Additionally, we use the Q2 (reversion) codes from section 2 to check the type-I and type-II error of this procedure. This information was used to develop the “10 and 10” rule, but we also used it to correct information when the best version of the algorithm was reached. Conflicts between the reversions identified by the algorithm were reconciled, either by (1) correcting Q2 information in the legal categories data, (2) correcting apparent errors in the TC data, or (3) by creating exceptions to the “10 and 10” rule.

Results of the matching. Tables 1 and 2 show the results of the procedure. Automatic assignments make up the bulk of the identified cases. As noted above, all reversions were benchmarked against the reversion flag created by the coders, as described in section 2.

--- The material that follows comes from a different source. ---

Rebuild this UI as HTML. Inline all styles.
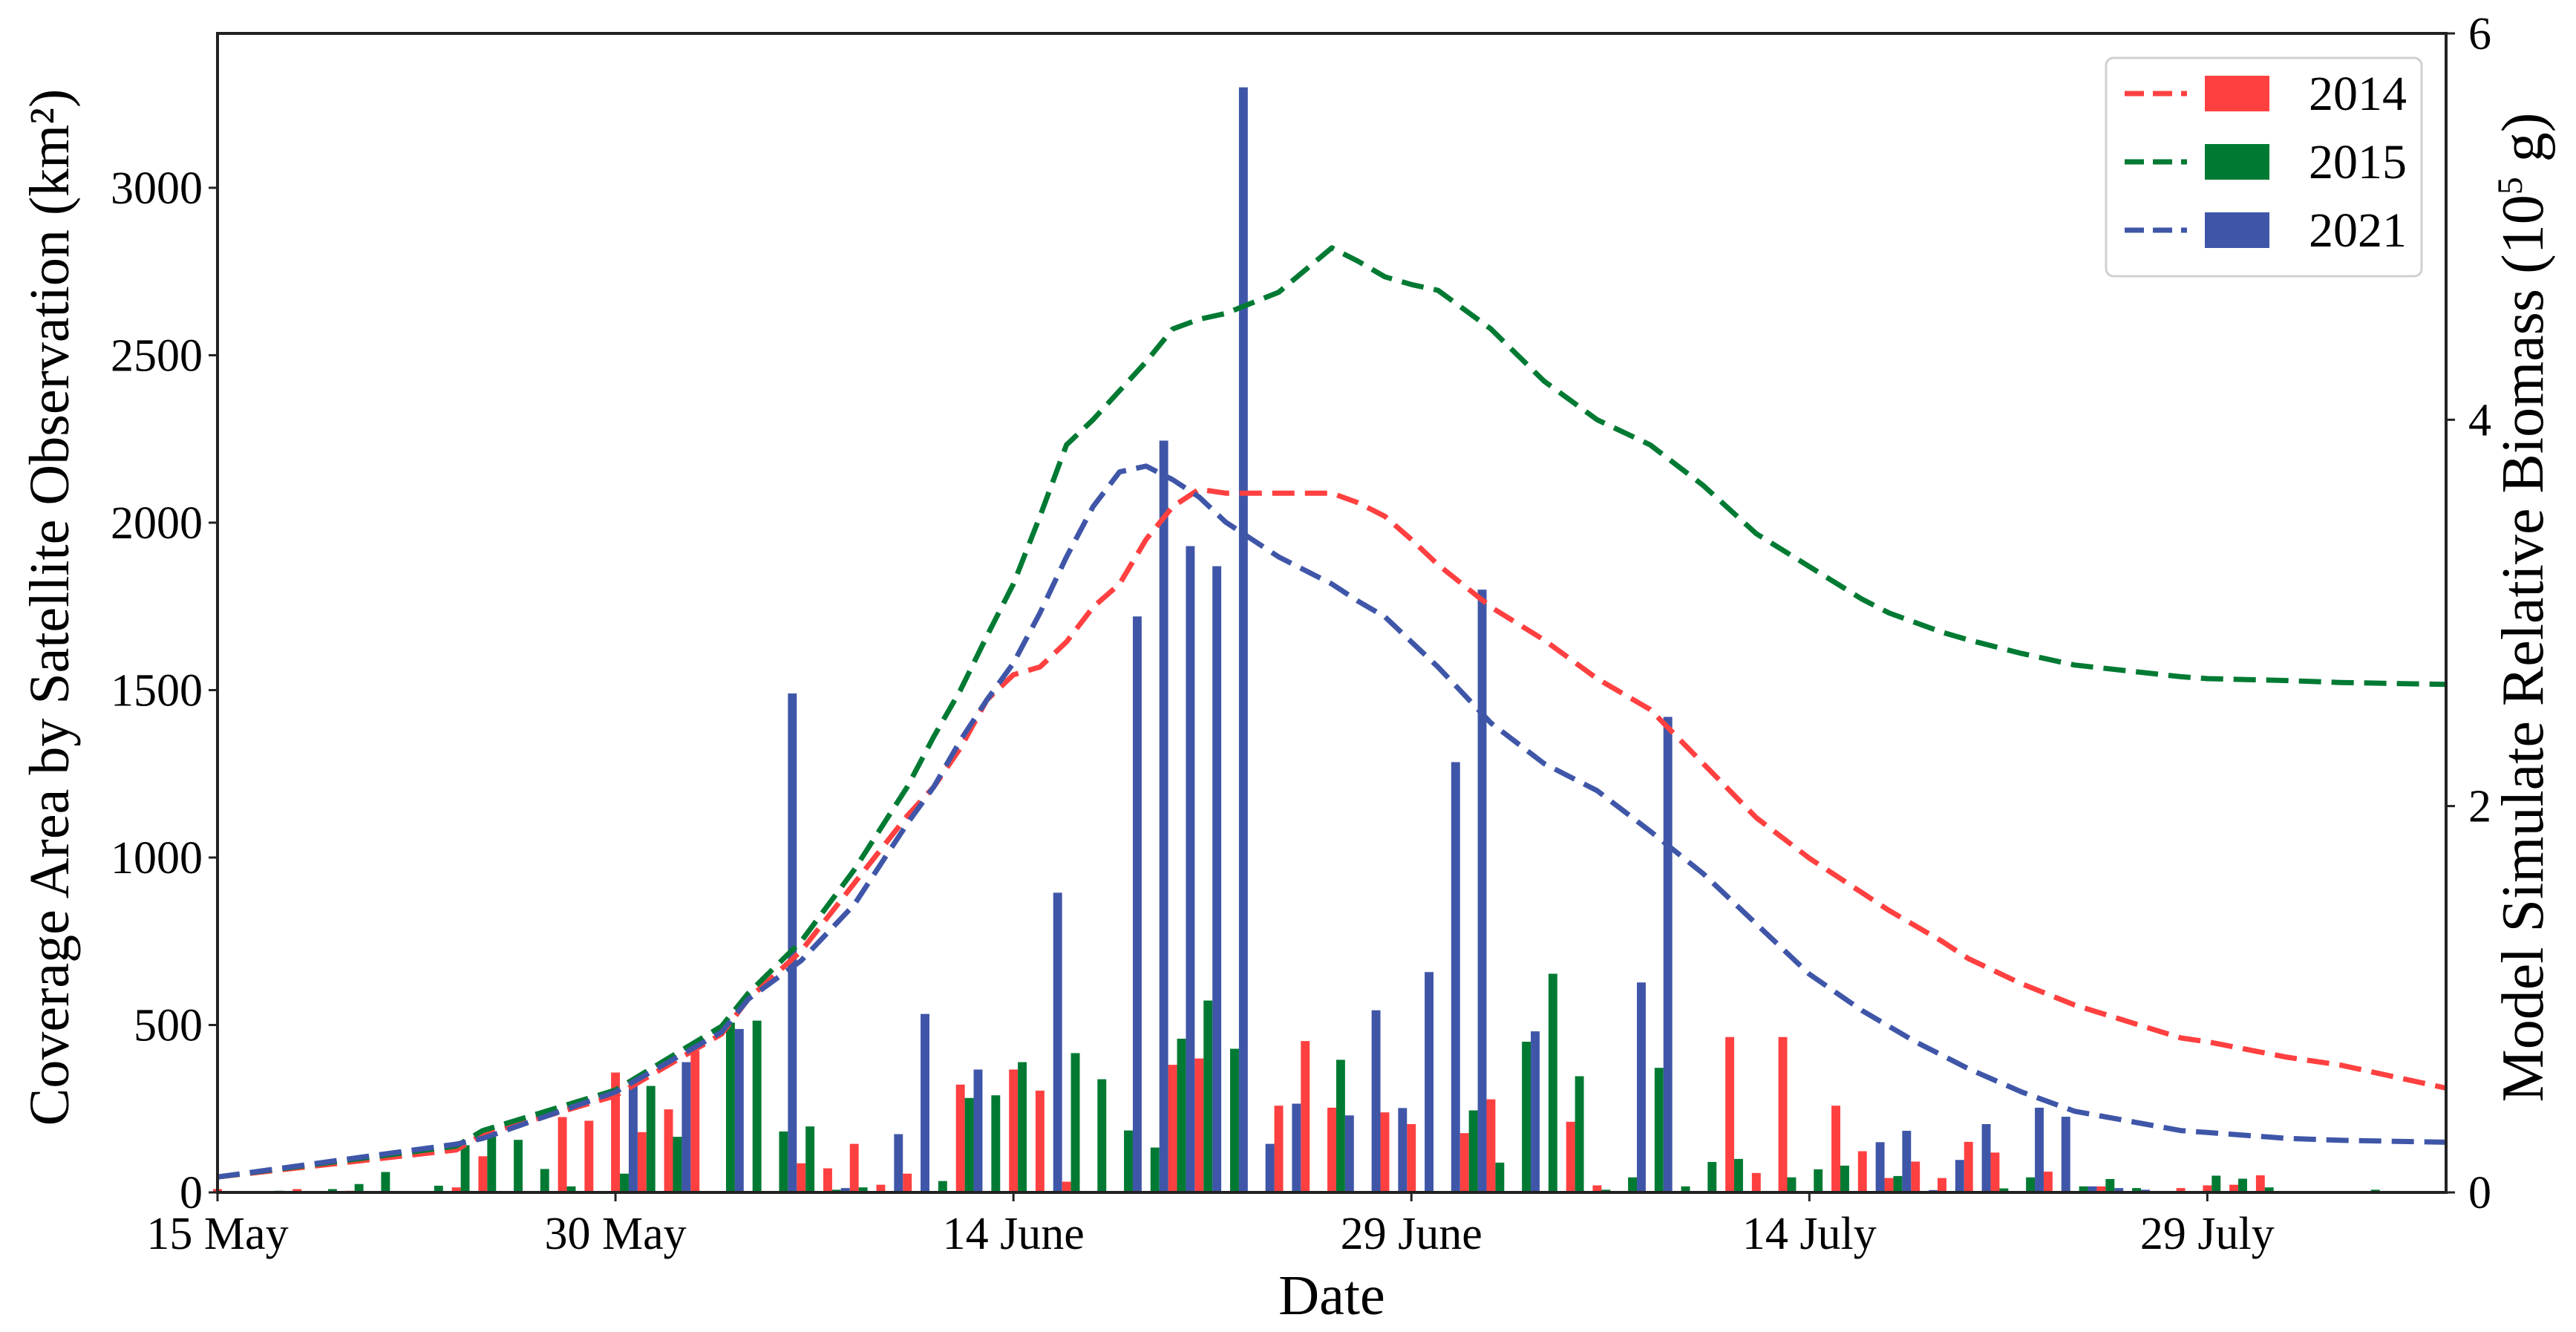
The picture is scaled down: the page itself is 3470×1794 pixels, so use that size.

Table 1: Distribution of Reverted Assignments
Method by which transfer was identified as reverted / Count
Manual: Based on land match / 5
Manual: Based on logical checks / 6
Automatic: Land and names match / 34
Not assigned: no reversion / 209
Total / 254
Table 2: Distribution of Reversion Assignments
Method by which transfer was identified as a reversion / Count
Manual: Based on land match / 2
Manual: Based on logical checks / 9
Automatic: Land and names match / 21
Not assigned: no reversion / 221
Total / 254

4.  Categorizing Conquest in the TC Data

We consider transfers to be military conquest if the following criteria are met.

1.  The transfer was not a reversion of a previously unrecognized transfer (Q2=0 & Q4>2 for the reverted prior transfer).

2.  The intervention not carried out by, or with the approval of, a multinational organization (e.g., the United Nations, NATO, the League of Nations) (Q3=0).

3.  The transfer was not a result of independence. (Q6=0).